Recipe by Joanne Bryant
This desert was a BIG HIT at a recent barbque we attended. It was so good, I had to have the recipe and want to share it with you. It is really decadent and very rich....not for the faint of heart! (I am going to try to lighten it up a bit with sugar free puddings and fat free milk and whipped topping)
Top Review by Notherjack
I took this to a potluck dinner and it was a smash hit. Many of the people attending were healthy choice types but this was the first dessert pan emptied. Never underestimate the power of chocolate.
- 1 cup flour
- 1⁄2 cup butter or 1⁄2 cup margarine
- 3⁄4 cup chopped pecans or 3⁄4 cup walnuts
- 1 (8 ounce) package cream cheese, softened
- 1 cup confectioners' sugar
- 1 (32 ounce) container whipped dessert topping mix
- 1 (4 ounce) package instant vanilla pudding
- 1 (4 ounce) package instant chocolate pudding mix
- 3 cups cold milk, divided
- caramel ice cream topping (optional)
- 1 ounce semisweet chocolate, shaved (optional)
Directions See How It's Made
- Combine butter and flour until it's crumbly, stir in nuts and press into 9x13x2 baking pan Bake at 350 degrees for about 25 minutes Remove from oven and cool on rack.
- Combine softened cream cheese and confectioners' sugar until creamy and spread it over the crust.
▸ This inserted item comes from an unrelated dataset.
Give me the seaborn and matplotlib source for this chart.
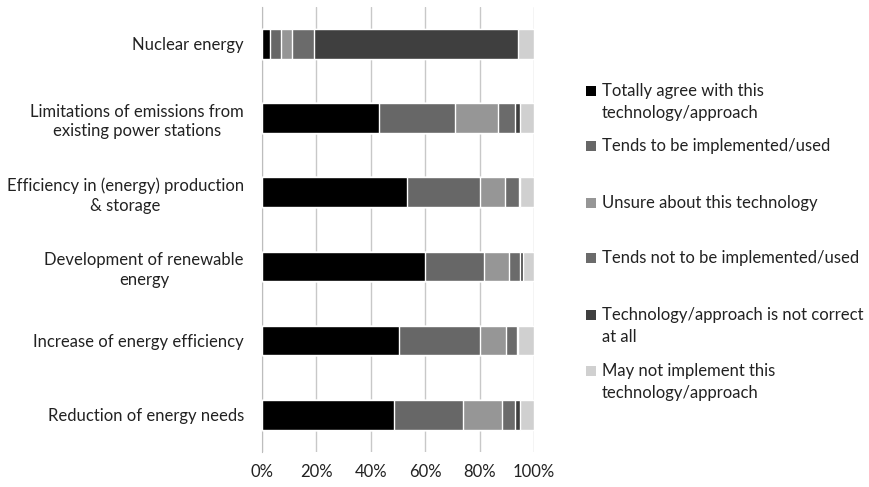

- Spread 1/2 the whipped topping over cream cheese mixture.
- Mix package of vanilla pudding with 1-1/2 cups milk until thickened and spoon it evenly over the whipped topping.
- Mix package of chocolate pudding with the balance of the milk until thickened and spread it evenly over the vanilla pudding.
- Spread the remaining whipped topping over chocolate pudding.
- To garnish: drizzle carmel topping over top and sprinkle shaved chocolate over all.
- Allow to chill thoroughly 3-4 hours before serving.